Compare the HTML output of dyndoc
using the previous two commands
. sysuse auto, clear
(1978 Automobile Data)
. summarize mpg
Variable | Obs Mean Std. Dev. Min Max
-------------+---------------------------------------------------------
mpg | 74 21.2973 5.785503 12 41
With the output from markstat
. sysuse auto, clear (1978 Automobile Data) . summarize mpg Variable │ Obs Mean Std. Dev. Min Max ─────────────┼───────────────────────────────────────────────────────── mpg │ 74 21.2973 5.785503 12 41
Just a cosmetic issue, but markstat
s HTML output is more in line with
PDF output.
Inline code in dyndoc
uses a dynamic tag:
The average fuel efficiency is <<dd_display: %4.2f `r(mean)'>>.
The equivalent markstat
code is a bit less obtrusive and easier to
type
The average fuel efficiency is `s %4.2f r(mean)`.
Moreover, markstat
supports inline Mata code using an m
instead of
an s
. (This is also the syntax of R markdown, which uses an r
.)
markstat
takes advantage of Pandoc’s support for metadata, using a
simple three-line syntax for author, title and date (which may be inline
code):
% Literate Data Analysis
% Germán Rodríguez
% `s c(current_date)`
markstat
also supports more general YAML blocks. For more information
see metadata.
Thanks again to the amazing Pandoc, markstat
supports citations. The
basic idea is to prepare a BibTeX file with the references. You can then
cite them in the text, for example typing @knuth84
to refer to his
literate programming paper. The bib
option of markstat
will arrange
for Pandoc to format the citations, look them up in the BibTeX database,
and generate a list of references at the end of your document, in a
style of your choice. For example Knuth’s paper will appear in the
default Chicago style as
Knuth, Donald. 1984. “Literate Programming.” The Computer Journal 27 (2): 97—111.
For a quick example see citations. A more extended
example is provided by my Stata Journal paper introducing markstat
,
Check out this page to access the source code of the paper,
the BibTeX database used to resolve the references, and the resulting
HTML and PDF versions.
I think a big advantage of markstat
is that it can generate a PDF file
from the same input script, admitedly at the expense of needing a LaTeX
distribution.
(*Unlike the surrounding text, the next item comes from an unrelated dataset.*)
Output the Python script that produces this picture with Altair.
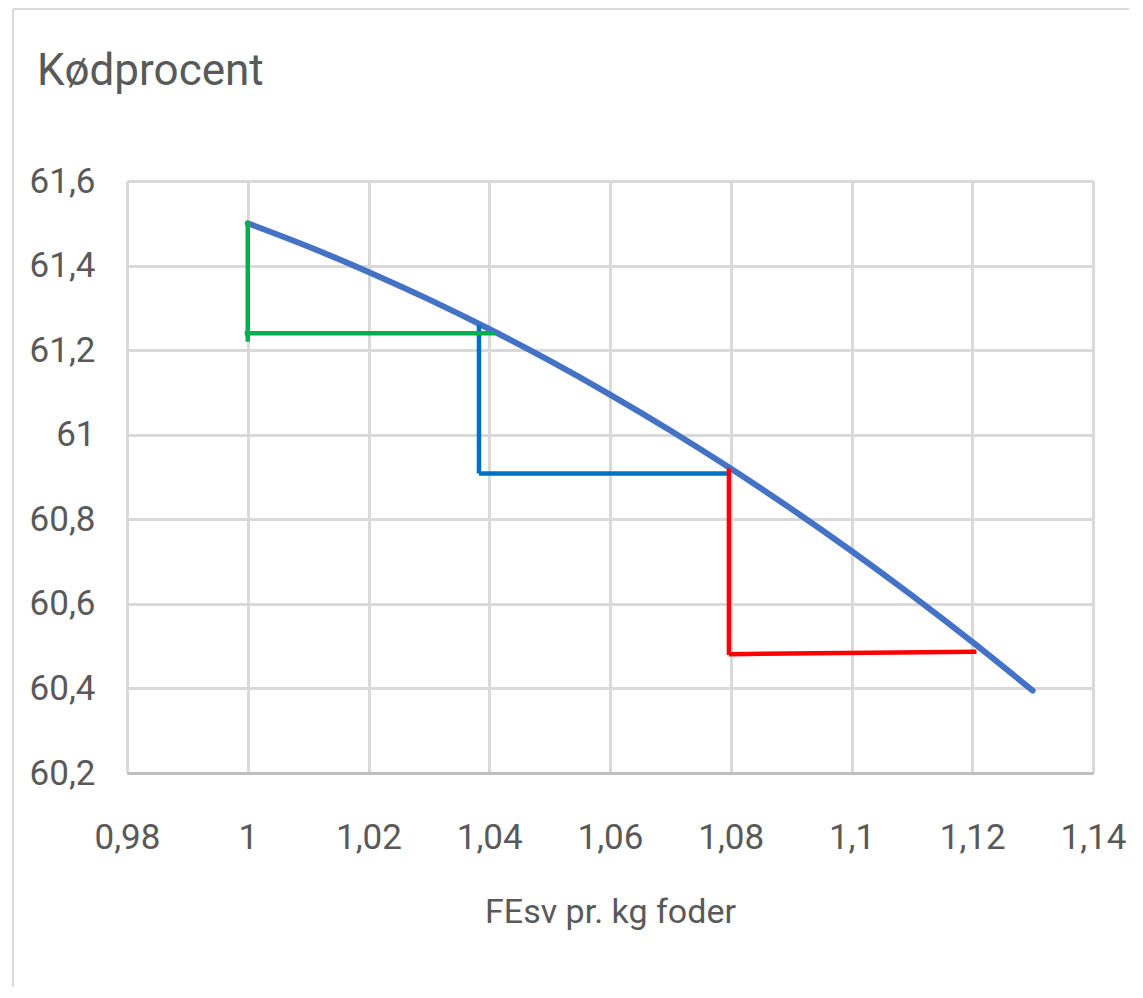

But once you have jumped the installation hurdle, all you
do is add the pdf
option, as explained in the original paper.
The dyndoc
command generates HTML only. There is a new putpdf
command, but this is really a lower-level command; it provides a lot of
control, but seems aimed more at programmers than regular users. Compare
typing the text
You can *italicize*, ~~strikeout~~, <u>underline</u>, sub/super script~2~
with writing the commands
putpdf text ("You can ")
putpdf text ("italicize, "), italic
putpdf text ("strikeout, "), strikeout
putpdf text ("underline"), underline
putpdf text (", sub/super script")
putpdf text ("2 "), script(sub)
A comparison of markstat
with putpdf
using the example in the Stata
announcement may be found here.
For longer examples, you can see both the input script and the HTML and
PDF output for my papers on the wfs and markstat
commands, as well as the markstat
version of my Stata
tutorial.
markstat
2.0 and higher can also generate a Word document from the
same input script using the docx
option. As noted above, dyndoc
can
generate HTML only*. There is a new putdocx
command, but again this is
really a lower-level command; it provides a lot of control but at a
price, compare typing the script
You can *italicize*, ~~strikeout~~, <u>underline</u>, sub/super script~2~
which by the way is exactly the same as in 6 above, with writing the commands
putdocx text ("You can ")
putdocx text ("italicize, "), italic
putdocx text ("strikeout, "), strikeout
putdocx text ("underline"), underline
putdocx text (", sub/super script")
putdocx text ("2 "), script(sub)
A comparison of markstat
with putdocx
using the example in the Stata
announcement may be found here. Another example using
the proverbial fuel efficiency data may be found here. Please note
that the docx
option works best with Pandoc 2.0 or higher.
*Update. Stata 16 added a docx
option to dyndoc
,
so it can generate a Word document from a Markdown script with Stata
dynamic tags. There are also improvements to putdocx
and new commands
html2docx
and docx2pdf
for converting across formats.
markstat
2.0 and higher can also generate HTML presentations using the
S5 engine, or PDF presentations via LaTeX using Beamer, all thanks to
the amazing Pandoc. You use metadata to specify the title, author and
date of the presentation, which are used to generate a title slide. You
then author your slides using Markdown for your narrative, including
bullet points which can be shown incrementally, and Stata code and
results. For an introductory example see dynamic
presentations.
Stata 15 has no equivalent commands. It is possible to author your
slides directly in HTML or LaTeX and embed Stata code and results using
Stata 15’s dyntext
, but then you have to deal with the complexity of
writing HTML or LaTeX code instead of simple Markdown.
Also, markstat
uses the same script for both output formats, and the
new nodo
option lets you tinker with your presentation, and change
engines and/or themes, without having to rerun the analysis. (Hat tip to
Ben Jann, who provides a nodo
option in texdoc
) Finally, the new
bundle
option lets you produce self-contained HTML presentations, with
all graphs as well as ancillary CSS and JavaScript files included in the
document using base64 encoding. Beamer presentations are always
self-contained.
Not a relevant comparison here, but in addition to Stata and Mata code,
markstat
lets you use R code, both in fenced blocks and inline. For an
example see a comparison of how Stata and R compute
quantiles.
Updated for markstat 2.0